Most of us have a very finite perspective on the sea. We think of it from above the surface. Our point of view sits on the beach or rolls tumultuously in a ship. Rarely do we experience the ocean from below, so it’s hardly surprising that the average person doesn’t worry about its health. It looks just fine from up here. But there are people who are looking harder, whose gaze is fixed far below the surface. These scientists, including Dr. Jeremy Jackson, know an entirely different story.
“This is a very scary time. A terrifyingly scary time,” Dr. Jackson said towards the beginning of his talk at Mudd.
The title of the talk, “Brave New Ocean,” makes it sound like the ocean has reached some new and fascinating evolutionary phase, but in fact, the title alludes to Huxley’s classic dystopian novel. Dr. Jackson is saying something that we don’t expect to hear from a scientist. It’s something we’d expect to hear from the likes of Al Gore: the ocean is dying, we’re killing it, and it would take a global overhaul of awareness and policy change to even just maintain it at its current damaged state.
Now sixty-five, Dr. Jackson began studying the ocean in his twenties. He’s one of the few people who has seen the large-scale changes in the global ecosystem with the expertise to explain them. He talks about estuaries in the Jakarta, San Francisco, and Chesapeake Bays, the green turtles of Central America, and the coastal fish population of Key West, Florida.
He tells us that the swaths of bleached coral are the only remains of once-vibrant and living parts of the sea. The ocean’s flora and fauna seem to have disappeared while we weren’t watching.
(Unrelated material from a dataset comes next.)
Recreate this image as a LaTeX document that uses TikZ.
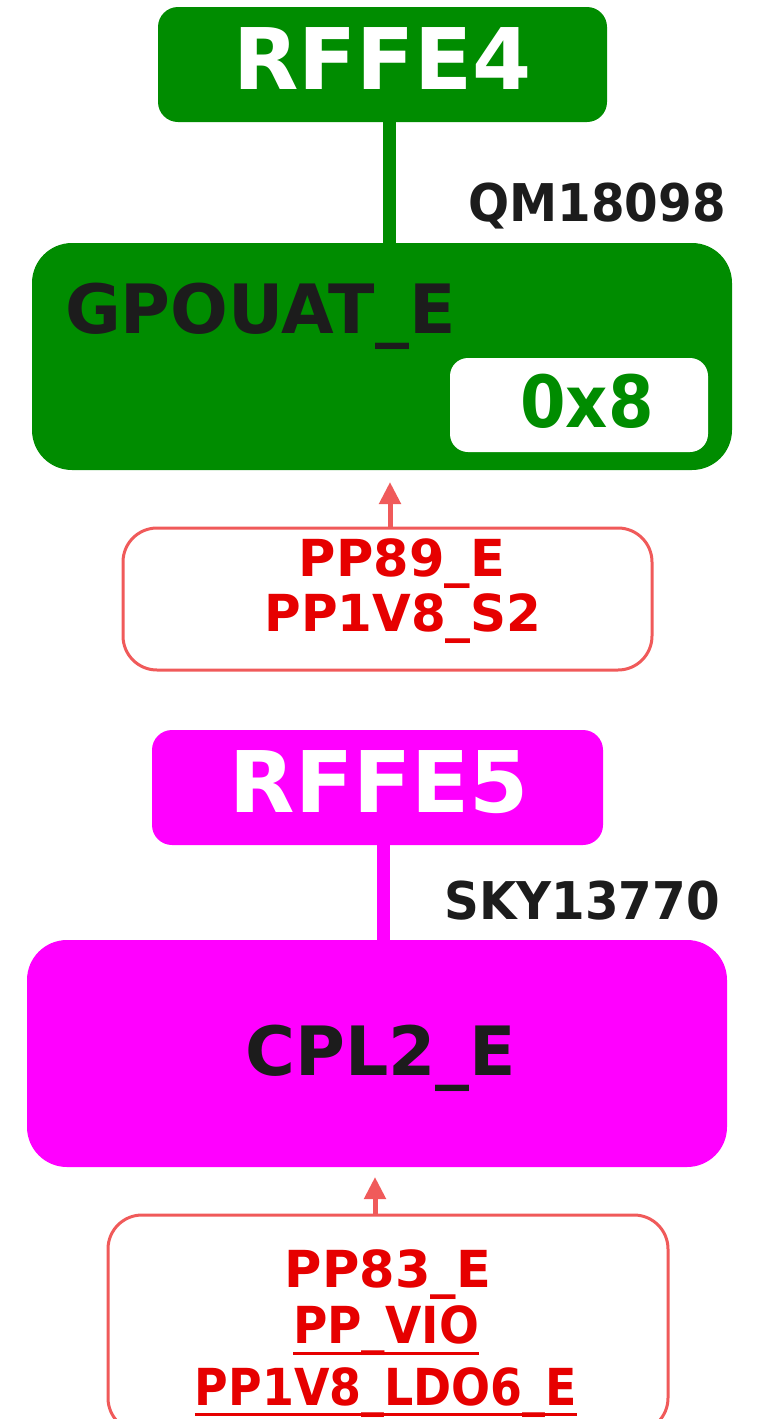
\documentclass[tikz,border=0pt]{standalone}
\usepackage{fontspec}
\setmainfont{DejaVu Sans}
\usetikzlibrary{arrows.meta}
\definecolor{gr}{RGB}{0,140,0}
\definecolor{mg}{RGB}{255,0,255}
\definecolor{sal}{RGB}{240,90,90}
\definecolor{rd}{RGB}{230,0,0}
\definecolor{dk}{RGB}{28,28,28}
\newcommand{\fs}[1]{\fontsize{#1}{#1}\selectfont\bfseries}
\newcommand{\sq}[2]{\scalebox{#1}[1]{#2}}
\begin{document}
\begin{tikzpicture}[x=1pt,y=-1pt,
  box/.style={rounded corners=#1, inner sep=0pt, outer sep=0pt},
  txt/.style={inner sep=0pt, outer sep=0pt, anchor=base},
  link/.style={line width=13pt},
  pwr/.style={draw=sal, line width=3pt, fill=white, rounded corners=34pt, inner sep=0pt},
  feed/.style={draw=sal, line width=5pt, -{Triangle[width=21pt,length=22pt]}},
  uline/.style={draw=rd, line width=3pt}
]
\useasboundingbox (0,0) rectangle (761,1419);
% ---- top group ----
\node[box=20pt, fill=gr, minimum width=449pt, minimum height=115pt] (r4) at (382.5,64.5) {};
\node[txt, text=white] (r4t) at (382.5,89) {\fs{85}RFFE4};
\node[box=40pt, fill=gr, minimum width=700pt, minimum height=227pt] (gp) at (382,356.5) {};
\draw[gr, link] (r4.south -| 389,0) -- (gp.north -| 389,0);
\node[txt, text=dk] (qm) at (597,221) {\fs{52}\sq{0.93}{QM18098}};
\node[txt, text=dk, anchor=base west] (gpt) at (65,333) {\fs{68}GPOUAT\_E};
\node[box=18pt, fill=white, minimum width=258pt, minimum height=94pt] (addr) at (579,405) {};
\node[txt, text=gr] (addrt) at (587,427) {\fs{72}\sq{0.91}{0x8}};
\node[pwr, minimum width=529pt, minimum height=142pt] (p1) at (387.5,599) {};
\node[txt, text=rd] (p1a) at (402,576) {\fs{51}PP89\_E};
\node[txt, text=rd] (p1b) at (403,631) {\fs{51}\sq{0.98}{PP1V8\_S2}};
\coordinate (a1) at (390,482);
\draw[feed] (p1.north -| a1) -- (a1);
% ---- bottom group ----
\node[box=20pt, fill=mg, minimum width=451pt, minimum height=115pt] (r5) at (377.5,787.5) {};
\node[txt, text=white] (r5t) at (379,812) {\fs{85}RFFE5};
\node[box=40pt, fill=mg, minimum width=700pt, minimum height=227pt] (cp) at (377,1053.5) {};
\draw[mg, link] (r5.south -| 383,0) -- (cp.north -| 383,0);
\node[txt, text=dk] (sky) at (582,919) {\fs{52}\sq{0.93}{SKY13770}};
\node[txt, text=dk] (cpt) at (381,1075) {\fs{68}CPL2\_E};
\node[pwr, minimum width=560pt, minimum height=217pt] (p2) at (388,1323.5) {};
\node[txt, text=rd] (p2a) at (388,1287) {\fs{51}PP83\_E};
\node[txt, text=rd] (p2b) at (386,1343) {\fs{51}\sq{0.92}{PP\_VIO}};
\node[txt, text=rd] (p2c) at (386,1405) {\fs{51}\sq{0.9}{PP1V8\_LDO6\_E}};
\draw[uline] ([yshift=-10pt]p2b.base west) -- ([yshift=-10pt]p2b.base east);
\draw[uline] ([yshift=-9pt]p2c.base west) -- ([yshift=-9pt]p2c.base east);
\coordinate (a2) at (375,1177);
\draw[feed] (p2.north -| a2) -- (a2);
\end{tikzpicture}
\end{document}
Meanwhile, the ocean depths are becoming a toxic wasteland. Eskimo women’s breast milk is considered toxic by the EPA and wild salmon have become a major source of land animal poisoning, but these are just small pieces of evidence. The point is not even about what we’ve already lost; it’s about everything we have left to lose. Overfishing, destruction of habitats, introduction of non-native species, warming and acidification by carbon dioxide, eutrophication, and slime buildup are all contributing, and most of us don’t even know what we are doing.
However, in an age where our egregious sins against the planet are becoming abundantly clear, this comes as little surprise.
One species that is doing well in spite of all of this is the jellyfish. In fact, Dr. Jackson predicts that this opportunistic species will be among the few that survive the final destruction of the ocean ecosystems. They are the “rats and cockroaches of the ocean.” This “brave new ocean” will be stratified like the Black Sea, and a dead zone will surround the coast. Jellyfish will be virtually all that is left.
Dr. Jackson tells us all this in the short span of an hour, and concludes with a tone of distinct remorse: “we tend to think that scientists are enough; that we will ride out on white horses and discover the truth and everyone will listen to us.” It seems as though he already knows that the cause is lost.
There is an inevitable sense of irony as one of the obscure scientific community’s most distinct ocean researchers reads what could amount to a eulogy of the sea, at a relatively unknown college. Afterwards dessert is served in the lobby, and only one or two Kuwaiti students stay behind to speak to Dr. Jackson. Even among a specialized and interested community, his message seems to fall on deaf ears.